Mohammad goes on: “A lot of people have worked very hard to make the UK a great place. And it is a great place. London is a financial capital. And the regeneration we are seeing in our cities - London, Manchester, Birmingham - is transforming them”.
“The transport system has to step up to that mark”.
This is where the relative reliability of electrified railways comes into play. “People are less tolerant now of a train that is 10-15 minutes late”.
Mohammad is frank - Britain is off the pace. In his view: “We should have done it four years ago” he says.
But he does not deny or play down the cost overruns on the Great Western Main Line and Midland Main Line schemes for example - where electrification will come in at double the original price. He regrets those inflated costs, but nevertheless values the long-term approach, and backs it up with a look back at 20th century history.

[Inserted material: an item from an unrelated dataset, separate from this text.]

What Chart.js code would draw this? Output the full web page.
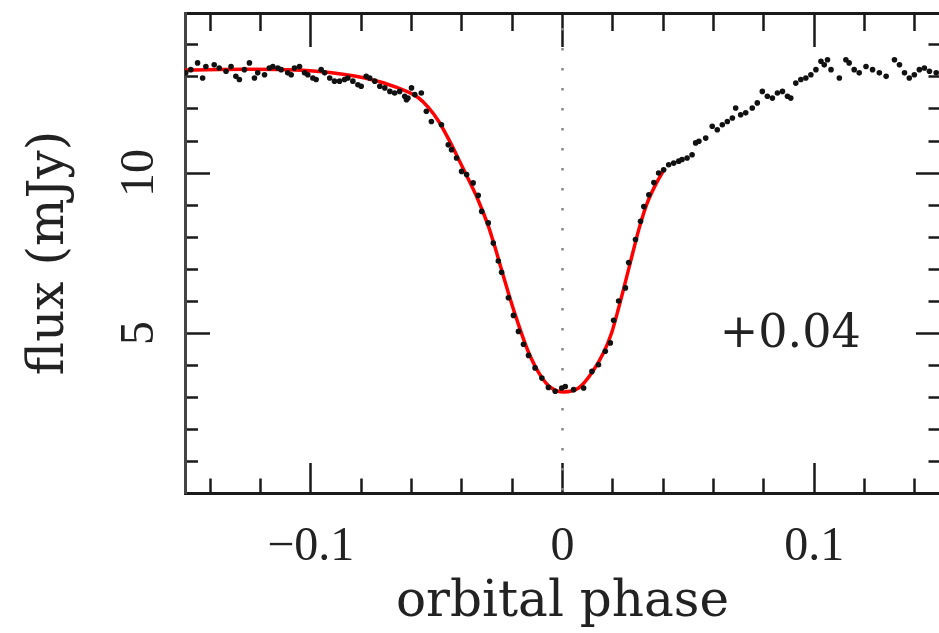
<!DOCTYPE html>
<html>
<head>
<meta charset="utf-8">
<script src="https://cdn.jsdelivr.net/npm/chart.js@4.4.1/dist/chart.umd.min.js"></script>
<style>
  html, body { margin: 0; padding: 0; background: #fff; overflow: hidden; }
  #wrap { position: absolute; left: 0; top: 0; width: 960px; height: 633px; }
</style>
</head>
<body>
<div id="wrap"><canvas id="lcChart" width="960" height="633"></canvas></div>
<script>
// eclipse light curve: observed fluxes (black) and model fit (red)
const obsPhase = [
  -0.1497, -0.1477, -0.1450, -0.1430, -0.1417, -0.1384, -0.1364, -0.1337, -0.1317, -0.1298,
  -0.1284, -0.1264, -0.1244, -0.1224, -0.1211, -0.1184, -0.1165, -0.1151, -0.1131, -0.1118,
  -0.1092, -0.1078, -0.1065, -0.1045, -0.1025, -0.1012, -0.0992, -0.0979, -0.0959, -0.0945,
  -0.0925, -0.0906, -0.0886, -0.0866, -0.0853, -0.0833, -0.0813, -0.0800, -0.0780, -0.0766,
  -0.0746, -0.0726, -0.0706, -0.0686, -0.0667, -0.0647, -0.0627, -0.0620, -0.0614, -0.0600,
  -0.0587, -0.0561, -0.0541, -0.0521, -0.0481, -0.0454, -0.0441, -0.0421, -0.0401, -0.0381,
  -0.0355, -0.0335, -0.0321, -0.0295, -0.0275, -0.0255, -0.0242, -0.0215, -0.0195, -0.0175,
  -0.0155, -0.0135, -0.0109, -0.0082, -0.0056, -0.0029, -0.0003, 0.0011, 0.0044, 0.0084,
  0.0117, 0.0143, 0.0170, 0.0190, 0.0203, 0.0223, 0.0250, 0.0263, 0.0290, 0.0310,
  0.0323, 0.0343, 0.0363, 0.0382, 0.0402, 0.0422, 0.0442, 0.0462, 0.0475, 0.0495,
  0.0515, 0.0529, 0.0542, 0.0569, 0.0595, 0.0615, 0.0635, 0.0655, 0.0675, 0.0688,
  0.0708, 0.0728, 0.0754, 0.0774, 0.0794, 0.0814, 0.0834, 0.0854, 0.0874, 0.0894,
  0.0907, 0.0927, 0.0947, 0.0967, 0.0987, 0.1007, 0.1027, 0.1040, 0.1053, 0.1067,
  0.1100, 0.1126, 0.1139, 0.1159, 0.1179, 0.1206, 0.1232, 0.1259, 0.1286, 0.1319,
  0.1339, 0.1359, 0.1378, 0.1398, 0.1418, 0.1438, 0.1458, 0.1485
];
const obsFlux = [
  13.13, 13.23, 13.44, 12.97, 13.33, 13.38, 13.28, 13.18, 13.33, 13.02,
  12.92, 13.23, 13.44, 12.97, 13.13, 13.07, 13.28, 13.33, 13.28, 13.23,
  13.13, 13.07, 13.28, 13.33, 13.13, 13.07, 12.97, 12.92, 13.23, 13.13,
  12.97, 12.87, 12.87, 12.92, 12.97, 12.87, 12.76, 12.71, 13.02, 12.97,
  12.87, 12.71, 12.66, 12.55, 12.50, 12.55, 12.40, 12.29, 12.34, 12.66,
  12.45, 12.50, 11.93, 11.61, 11.51, 10.88, 10.73, 10.47, 10.05, 9.95,
  9.69, 9.30, 8.80, 8.44, 7.81, 7.25, 6.90, 6.10, 5.55, 5.05,
  4.65, 4.30, 3.91, 3.59, 3.30, 3.18, 3.28, 3.33, 3.23, 3.28,
  3.80, 4.01, 4.43, 4.69, 5.40, 6.00, 6.41, 7.20, 7.92, 8.49,
  8.95, 9.32, 9.70, 10.00, 10.10, 10.26, 10.31, 10.37, 10.42, 10.47,
  10.57, 10.94, 10.99, 11.09, 11.46, 11.35, 11.51, 11.61, 11.72, 12.03,
  11.82, 11.88, 12.03, 12.19, 12.55, 12.40, 12.34, 12.50, 12.55, 12.40,
  12.34, 12.81, 12.92, 12.97, 13.07, 13.23, 13.49, 13.38, 13.54, 13.23,
  12.97, 13.54, 13.44, 13.23, 13.13, 13.33, 13.23, 13.13, 13.02, 13.54,
  13.38, 13.13, 12.97, 13.07, 13.23, 13.28, 13.18, 13.13
];

const fitPhase = [
  -0.150, -0.125, -0.098, -0.0785, -0.0653, -0.0574, -0.0534, -0.0494, -0.0454, -0.0422,
  -0.0386, -0.0335, -0.0295, -0.0267, -0.0243, -0.0215, -0.0187, -0.0135, -0.0084, -0.0044,
  0.0004, 0.0064, 0.0116, 0.0163, 0.0195, 0.0223, 0.0251, 0.0279, 0.0307, 0.0335,
  0.0367, 0.0402
];
const fitFlux = [
  13.22, 13.24, 13.18, 12.97, 12.66, 12.36, 12.06, 11.64, 11.08, 10.58,
  10.00, 9.15, 8.35, 7.65, 7.00, 6.25, 5.55, 4.40, 3.63, 3.28,
  3.16, 3.28, 3.75, 4.38, 5.00, 5.78, 6.63, 7.50, 8.34, 9.03,
  9.59, 10.09
];

// mid-eclipse marker
const zeroPhase = [0, 0];
const zeroFlux = [15, 0];

// axes
const xMin = -0.15, xMax = 0.15;
const yMin = 0, yMax = 15;
const xTickValues = [-0.14, -0.12, -0.1, -0.08, -0.06, -0.04, -0.02, 0, 0.02, 0.04, 0.06, 0.08, 0.1, 0.12, 0.14];
const xMajorValues = [-0.1, 0, 0.1];
const xTickLabels = ['\u22120.1', '0', '0.1'];
const yTickValues = [1, 2, 3, 4, 5, 6, 7, 8, 9, 10, 11, 12, 13, 14];
const yMajorValues = [5, 10];
const yTickLabels = ['5', '10'];

const annText = '+0.04';
const annPhase = 0.0905, annFlux = 4.95;

const toXY = (xs, ys) => xs.map((v, i) => ({ x: v, y: ys[i] }));
const isMajor = (v, majors) => majors.some(m => Math.abs(m - v) < 1e-9);

const tickFont = { family: '"Liberation Serif", serif', size: 48 };
const titleFont = { family: '"DejaVu Serif", serif', size: 50 };
const ink = '#1a1a1a';

// fixed box sizes so the plot frame sits where the original one does
function fixBox(w, h) {
  return s => {
    if (w !== null) s.width = w;
    if (h !== null) s.height = h;
    s.paddingLeft = s.paddingRight = s.paddingTop = s.paddingBottom = 0;
  };
}

// helper so each side gets inward ticks, long for majors and short for minors
function sideScale(axis, position, majors, values, longLen, minorDash, extra) {
  return Object.assign({
    type: 'linear',
    axis: axis,
    position: position,
    min: axis === 'x' ? xMin : yMin,
    max: axis === 'x' ? xMax : yMax,
    afterBuildTicks: s => { s.ticks = values.map(v => ({ value: v })); },
    ticks: { display: false, autoSkip: false },
    grid: {
      drawOnChartArea: false,
      drawTicks: true,
      tickLength: -longLen,
      tickWidth: 2.5,
      tickColor: ink,
      tickBorderDash: c => isMajor(c.tick.value, majors) ? [] : minorDash
    },
    border: { display: true, color: ink, width: 3 }
  }, extra);
}

const labelPlugin = {
  id: 'phaseLabel',
  afterDatasetsDraw(chart) {
    const { ctx, scales } = chart;
    ctx.save();
    ctx.font = '46px "DejaVu Serif", serif';
    ctx.fillStyle = '#222';
    ctx.textAlign = 'center';
    ctx.textBaseline = 'middle';
    ctx.fillText(annText, scales.x.getPixelForValue(annPhase), scales.y.getPixelForValue(annFlux));
    ctx.restore();
  }
};

new Chart(document.getElementById('lcChart'), {
  type: 'scatter',
  data: {
    datasets: [
      {
        label: 'observed',
        data: toXY(obsPhase, obsFlux),
        pointRadius: 2.8,
        pointBackgroundColor: '#111',
        pointBorderWidth: 0,
        order: 0
      },
      {
        label: 'fit',
        data: toXY(fitPhase, fitFlux),
        showLine: true,
        borderColor: '#ff0000',
        borderWidth: 3.5,
        pointRadius: 0,
        cubicInterpolationMode: 'monotone',
        order: 1
      },
      {
        label: 'phase 0',
        data: toXY(zeroPhase, zeroFlux),
        showLine: true,
        borderColor: '#888',
        borderWidth: 2.5,
        borderDash: [2.5, 17.5],
        borderDashOffset: 5,
        pointRadius: 0,
        order: 2
      }
    ]
  },
  options: {
    responsive: false,
    animation: false,
    events: [],
    layout: { padding: 0 },
    plugins: { legend: { display: false }, tooltip: { enabled: false } },
    scales: {
      x: sideScale('x', 'bottom', xMajorValues, xTickValues, 30, [16.5, 100], {
        afterFit: fixBox(null, 140),
        ticks: {
          display: true, autoSkip: false, minRotation: 0, maxRotation: 0,
          padding: 56, color: '#222', font: tickFont,
          callback: v => {
            const i = xMajorValues.findIndex(m => Math.abs(m - v) < 1e-9);
            return i < 0 ? '' : xTickLabels[i];
          }
        },
        title: { display: true, text: 'orbital phase', color: '#222', font: titleFont, padding: { top: 0, bottom: 0 } }
      }),
      x2: sideScale('x', 'top', xMajorValues, xTickValues, 34, [0, 16, 20, 100], {
        afterFit: fixBox(null, 13)
      }),
      y: sideScale('y', 'left', yMajorValues, yTickValues, 25, [0, 12, 15, 100], {
        afterFit: fixBox(185, null),
        ticks: {
          display: true, autoSkip: false, minRotation: 90, maxRotation: 90,
          crossAlign: 'center', padding: 46, color: '#222', font: tickFont,
          callback: v => {
            const i = yMajorValues.findIndex(m => Math.abs(m - v) < 1e-9);
            return i < 0 ? '' : yTickLabels[i];
          }
        },
        title: { display: true, text: 'flux (mJy)', color: '#222', font: titleFont, padding: { top: 20, bottom: 0 } },
        border: { display: true, color: '#444', width: 3 }
      }),
      y2: sideScale('y', 'right', yMajorValues, yTickValues, 24, [13.5, 100], {
        afterFit: fixBox(20, null)
      })
    }
  },
  plugins: [labelPlugin]
});
</script>
</body>
</html>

“There will still be a payback. In the Second World War, the development of a particular aircraft cost £1 million. People said it was a lot. It was the Spitfire. It helped to win the war for us”.
“Now we are lagging behind. We have to look at ourselves from the global perspective. Denmark is looking to electrify the entire country at 25kV. The French are looking at upgrading. The Germans want faster trains”.
Mohammad regrets some of the changes that took place in the 1990s and 2000s – in particular breaking the continuity of a continuous programme of electrification of the network. “Privatisation took us on an interesting journey, but we lost something when we got rid of British Rail.”
“Electrification is an enabler. We have got to start growing, at a grass roots level, our engineering skills,” he says. “For the future, it will put us in a much better place”.
Have we got all the skillsets we need just now? “No. But we are trying to rebuild them. We have lost a lot and we are going through a painful learning curve. The key to recovery is looking to the future. We cannot afford a 20-year lull.”